**WHAT YOU NEED TO DO:** The material below has pictures in it. Set down only the lines from the line containing "What TikZ code" through the line containing "anchor=base] (jfmcc) at", word for word, and leave the pictures behind.

**Rows from a dataset of charts and code:**
:::
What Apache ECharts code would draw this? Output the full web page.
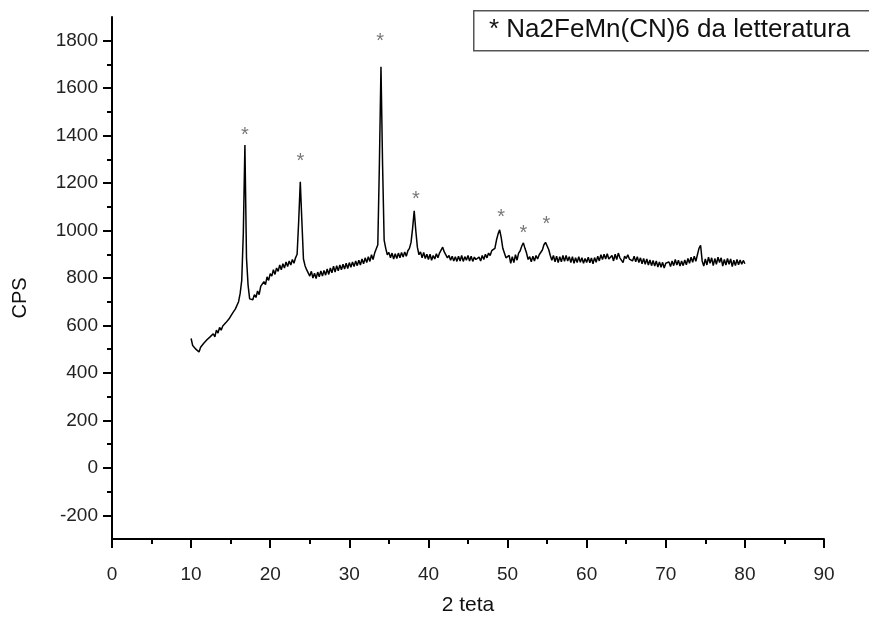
<!DOCTYPE html>
<html>
<head>
<meta charset="utf-8">
<script src="https://cdn.jsdelivr.net/npm/echarts@6/dist/echarts.min.js"></script>
<style>
html,body{margin:0;padding:0;background:#fff;}
#chart{width:869px;height:621px;}
</style>
</head>
<body>
<div id="chart"></div>
<script>
// 2-theta scan: start angle and step (degrees), CPS values
const startAngle = 10;
const stepAngle = 0.2;
const cps = [
  545,515,518,500,502,488,508,505,525,520,
  540,532,552,545,565,552,580,568,592,580,
  598,600,612,605,628,632,650,648,670,675,
  700,735,790,990,1360,885,770,712,720,708,
  730,718,745,730,765,770,785,772,805,790,
  818,808,835,815,842,828,855,835,860,842,
  868,848,872,855,878,862,885,900,1040,1205,
  1040,880,852,835,830,808,828,800,820,798,
  825,805,830,808,832,812,838,815,842,822,
  850,825,852,830,855,835,858,838,862,840,
  865,845,868,848,872,852,875,855,880,860,
  885,865,890,870,898,878,905,900,940,1280,
  1690,1280,960,925,898,908,885,905,880,902,
  882,905,885,908,888,910,892,915,925,950,
  1010,1083,1000,930,898,910,885,908,882,900,
  878,900,875,895,880,902,885,905,912,930,
  910,908,885,895,875,892,872,890,870,892,
  872,895,870,890,875,895,872,892,870,888,
  878,870,888,872,895,878,900,885,905,895,
  915,908,925,960,985,1003,970,925,905,885,
  880,895,862,890,865,898,875,905,915,935,
  948,925,905,878,890,868,892,872,895,880,
  898,900,918,940,950,948,920,895,875,895,
  868,892,865,890,868,895,870,895,872,890,
  865,890,862,885,865,890,866,885,862,882,
  865,888,864,884,860,886,866,892,872,898,
  878,900,880,902,880,885,895,872,900,878,
  905,885,888,865,892,882,898,880,885,872,
  892,868,890,865,885,860,882,858,880,855,
  876,852,874,850,872,846,868,845,866,842,
  862,855,868,848,872,852,878,855,875,850,
  872,852,876,856,882,862,888,866,892,870,
  898,925,938,872,850,880,855,888,862,885,
  852,882,858,888,865,885,850,878,855,882,
  858,880,848,875,852,878,856,876,858,874,
  860
];
// peak markers (asterisks): angle and height where the mark sits
const starAngles = [16.8, 23.8, 33.9, 38.4, 49.2, 52.0, 54.9];
const starCps    = [1418, 1308, 1814, 1148, 1072, 1004, 1042];

const yMajor = [-200,0,200,400,600,800,1000,1200,1400,1600,1800];
const yMinor = [-100,100,300,500,700,900,1100,1300,1500,1700];
const legendText = '* Na2FeMn(CN)6 da letteratura';
const xTitle = '2 teta';
const yTitle = 'CPS';

const lineData = cps.map((v, i) => [+(startAngle + stepAngle * i).toFixed(1), v]);
const starData = starAngles.map((a, i) => [a, starCps[i]]);

const FONT = '"Liberation Sans", Arial, sans-serif';
const chart = echarts.init(document.getElementById('chart'), null, {renderer: 'canvas'});
chart.setOption({
  backgroundColor: '#ffffff',
  animation: false,
  grid: {left: 112, right: 45, top: 17, bottom: 81, containLabel: false},
  xAxis: {
    type: 'value', min: 0, max: 90, interval: 10,
    name: xTitle, nameLocation: 'middle', nameGap: 56,
    nameTextStyle: {fontFamily: FONT, fontSize: 21, color: '#111'},
    axisLine: {show: true, onZero: false, lineStyle: {color: '#000', width: 2}},
    axisTick: {show: true, inside: false, length: 9, lineStyle: {color: '#000', width: 2}},
    minorTick: {show: true, splitNumber: 2, length: 5, lineStyle: {color: '#000', width: 2}},
    axisLabel: {fontFamily: FONT, fontSize: 19, color: '#222', margin: 26, formatter: v => String(v)},
    splitLine: {show: false}
  },
  yAxis: [{
    type: 'value', min: -300, max: 1900,
    axisLine: {show: true, onZero: false, lineStyle: {color: '#000', width: 2}},
    axisTick: {show: true, inside: false, length: 9, customValues: yMajor, lineStyle: {color: '#000', width: 2}},
    axisLabel: {fontFamily: FONT, fontSize: 19, color: '#222', margin: 14, customValues: yMajor, formatter: v => String(v)},
    splitLine: {show: false}
  }, {
    type: 'value', min: -300, max: 1900, position: 'left',
    axisLine: {show: false},
    axisTick: {show: true, inside: false, length: 5, customValues: yMinor, lineStyle: {color: '#000', width: 2}},
    axisLabel: {show: false},
    splitLine: {show: false}
  }],
  series: [{
    type: 'line', data: lineData, showSymbol: false, symbol: 'none',
    lineStyle: {color: '#000', width: 1.5}, silent: true
  }, {
    type: 'scatter', data: starData, symbolSize: 1,
    itemStyle: {color: 'rgba(0,0,0,0)'},
    label: {show: true, position: 'inside', offset: [0, 4], formatter: '*', fontFamily: FONT, fontSize: 20, color: '#555'},
    silent: true
  }],
  graphic: [{
    type: 'rect', left: 473, top: 10,
    shape: {width: 410, height: 40},
    style: {fill: '#fff', stroke: '#555', lineWidth: 1.5}
  }, {
    type: 'text', left: 489, top: 17,
    style: {text: legendText, font: '26px "Liberation Sans", Arial, sans-serif', fill: '#111'}
  }, {
    type: 'text', x: 20, y: 298, rotation: Math.PI / 2,
    style: {text: yTitle, font: '20px "Liberation Sans", Arial, sans-serif', fill: '#111', align: 'center', verticalAlign: 'middle'}
  }]
});
</script>
</body>
</html>
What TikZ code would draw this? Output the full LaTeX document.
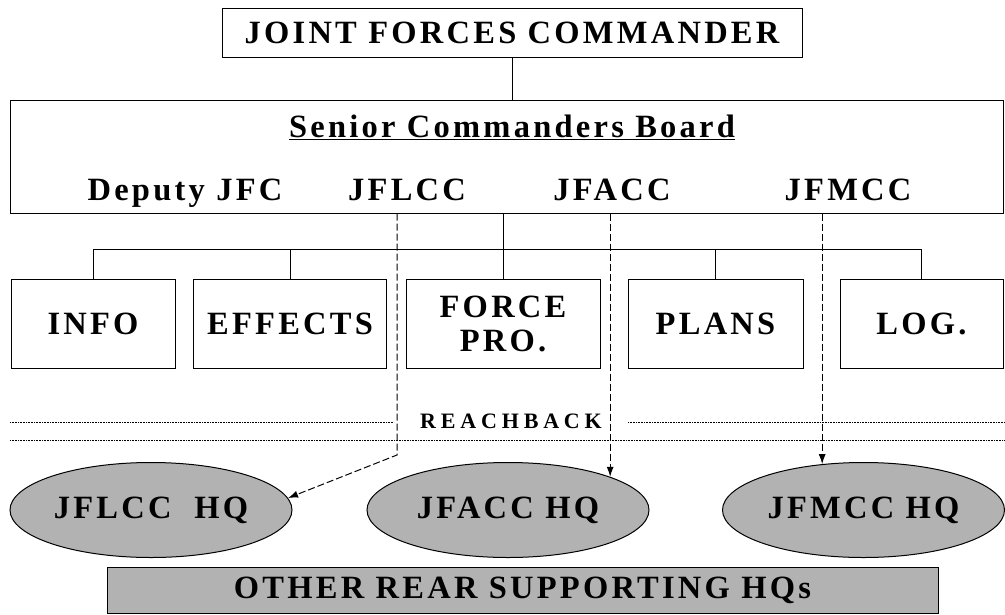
\documentclass[tikz,border=0pt]{standalone}
\usepackage{fontspec}
\newfontfamily\orgfont{Liberation Serif}[LetterSpace=10]
\newfontfamily\reachfont{Liberation Serif}[LetterSpace=22]
\usetikzlibrary{positioning, shapes.geometric, arrows.meta}

\begin{document}
\begin{tikzpicture}[x=1pt, y=-1pt, >={Latex[length=10pt,width=7pt]}, line width=1pt,
    big/.style={font=\orgfont\bfseries\fontsize{32.5}{34}\selectfont},
    box/.style={draw, big, inner sep=0pt, align=center},
    hq/.style={ellipse, draw, big, fill=black!30, inner sep=0pt,
      minimum width=282pt, minimum height=95pt},
    link/.style={->, dash pattern=on 7pt off 3pt, line width=1pt},
    reachline/.style={densely dotted, line width=0.6pt}]

  \useasboundingbox (0,0) rectangle (1005,614);

  \node[box, minimum width=580pt, minimum height=49pt] (jfc) at (512,32.5) {JOINT FORCES COMMANDER};
  \node[box, minimum width=993pt, minimum height=113pt] (board) at (506.5,156.5) {};
  \node[big, anchor=base] (scb) at (512,137) {\underline{Senior Commanders Board}};
  \node[big, anchor=base] (dep) at (185,200) {Deputy JFC};
  \node[big, anchor=base] (jflcc) at (407,200) {JFLCC};
  \node[big, anchor=base] (jfacc) at (612,200) {JFACC};
  \node[big, anchor=base] (jfmcc) at (848,200) {JFMCC};

  \node[box, minimum width=164pt, minimum height=89pt] (info) at (93,323.5) {INFO};
  \node[box, minimum width=193pt, minimum height=89pt] (effects) at (290,323.5) {EFFECTS};
  \node[box, minimum width=194pt, minimum height=89pt] (force) at (503,323.5) {FORCE\\PRO.};
  \node[box, minimum width=175pt, minimum height=89pt] (plans) at (715.5,323.5) {PLANS};
  \node[box, minimum width=163pt, minimum height=89pt] (log) at (921.5,323.5) {LOG.};

  \node[anchor=base, font=\reachfont\bfseries\fontsize{22}{24}\selectfont] (reach) at (511,428) {REACHBACK};

  \node[hq] (lhq) at (151,510) {JFLCC\ \ HQ};
  \node[hq] (ahq) at (508,510) {JFACC HQ};
  \node[hq] (mhq) at (863.5,510) {JFMCC HQ};
  \node[box, fill=black!30, minimum width=831pt, minimum height=46pt] (rear) at (522.5,590) {OTHER REAR SUPPORTING HQs};

  \coordinate (bus) at (0,249);
  \coordinate (lbend) at (397,455);

  \draw (jfc.south) -- (jfc.south |- board.north);
  \draw (board.south -| force.north) -- (force.north);
  \draw (info.north) |- (bus -| log.north) -- (log.north);
  \foreach \n in {effects, plans}
    \draw (\n.north) -- (\n.north |- bus);

  \draw[reachline] (10,422) -- (394,422);
  \draw[reachline] (628,422) -- (1005,422);
  \draw[reachline] (10,440) -- (1005,440);

  \draw[link] (board.south -| lbend) -- (lbend) -- (lhq.5);
  \draw[link] (board.south -| ahq.18) -- (ahq.18);
  \draw[link] (board.south -| mhq.132) -- (mhq.132);
\end{tikzpicture}
\end{document}
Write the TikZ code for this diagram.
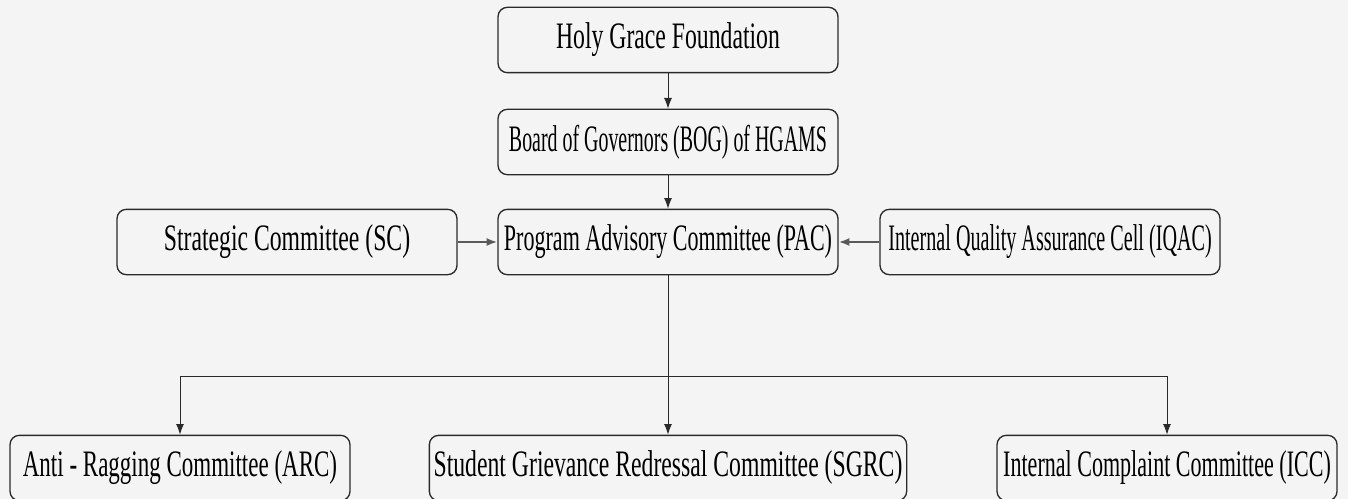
\documentclass[tikz,border=0pt]{standalone}
\usepackage{fontspec}
\setmainfont{Liberation Serif}[FakeStretch=0.635]
\usepackage{graphicx}
\usepackage{tikz}
\usetikzlibrary{arrows.meta}
\usetikzlibrary{positioning}
\definecolor{bgray}{HTML}{F4F4F4}
\definecolor{offblack}{HTML}{2A2A2A}
\definecolor{midgray}{HTML}{5A5A5A}
\newcommand{\squeeze}[2]{\scalebox{#1}[1]{#2}}

\begin{document}
\begin{tikzpicture}[x=0.75pt, y=-0.75pt,
    box/.style={draw=offblack, line width=1pt, rounded corners=7pt, fill=bgray,
      minimum width=255pt, minimum height=49pt, inner sep=1pt,
      font=\fontsize{28}{30}\selectfont},
    link/.style={offblack, line width=0.7pt, -{Latex[length=8pt, width=6pt]}},
    side/.style={midgray, line width=1.7pt, -{Latex[length=8pt, width=6pt, fill=offblack]}}]

        \fill [bgray] (0,0) rectangle (1348,499);
        \useasboundingbox (0,0) rectangle (1348,499);

        % top of the chart
        \node [box] (hgf) at (668,40) {Holy Grace Foundation};
        \node [box] (bog) at (668,142) {\squeeze{0.84}{Board of Governors (BOG) of HGAMS}};

        % middle row
        \node [box] (pac) at (668,242) {\squeeze{0.93}{Program Advisory Committee (PAC)}};
        \node [box] (sc) at (287,242) {Strategic Committee (SC)};
        \node [box] (iqac) at (1050,242) {\squeeze{0.85}{Internal Quality Assurance Cell (IQAC)}};

        % committees
        \node [box] (arc) at (180,468) {\squeeze{0.97}{Anti - Ragging Committee (ARC)}};
        \node [box, minimum width=358pt] (sgrc) at (668,468)
            {Student Grievance Redressal Committee (SGRC)};
        \node [box] (icc) at (1167,468) {\squeeze{0.93}{Internal Complaint Committee (ICC)}};

        \coordinate (bus) at (668,376);

        \draw [link] (hgf.south) -- (bog.north);
        \draw [link] (bog.south) -- (pac.north);

        \draw [side] (sc.east) -- (pac.west);
        \draw [side] (iqac.west) -- (pac.east);

        \draw [link] (pac.south) -- (sgrc.north);
        \draw [link] (bus) -| (arc.north);
        \draw [link] (bus) -| (icc.north);
    \end{tikzpicture}
\end{document}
:::
**SOLVED EXERCISE:**
What TikZ code would draw this? Output the full LaTeX document.
\documentclass[tikz,border=0pt]{standalone}
\usepackage{fontspec}
\newfontfamily\orgfont{Liberation Serif}[LetterSpace=10]
\newfontfamily\reachfont{Liberation Serif}[LetterSpace=22]
\usetikzlibrary{positioning, shapes.geometric, arrows.meta}

\begin{document}
\begin{tikzpicture}[x=1pt, y=-1pt, >={Latex[length=10pt,width=7pt]}, line width=1pt,
    big/.style={font=\orgfont\bfseries\fontsize{32.5}{34}\selectfont},
    box/.style={draw, big, inner sep=0pt, align=center},
    hq/.style={ellipse, draw, big, fill=black!30, inner sep=0pt,
      minimum width=282pt, minimum height=95pt},
    link/.style={->, dash pattern=on 7pt off 3pt, line width=1pt},
    reachline/.style={densely dotted, line width=0.6pt}]

  \useasboundingbox (0,0) rectangle (1005,614);

  \node[box, minimum width=580pt, minimum height=49pt] (jfc) at (512,32.5) {JOINT FORCES COMMANDER};
  \node[box, minimum width=993pt, minimum height=113pt] (board) at (506.5,156.5) {};
  \node[big, anchor=base] (scb) at (512,137) {\underline{Senior Commanders Board}};
  \node[big, anchor=base] (dep) at (185,200) {Deputy JFC};
  \node[big, anchor=base] (jflcc) at (407,200) {JFLCC};
  \node[big, anchor=base] (jfacc) at (612,200) {JFACC};
  \node[big, anchor=base] (jfmcc) at (848,200) {JFMCC};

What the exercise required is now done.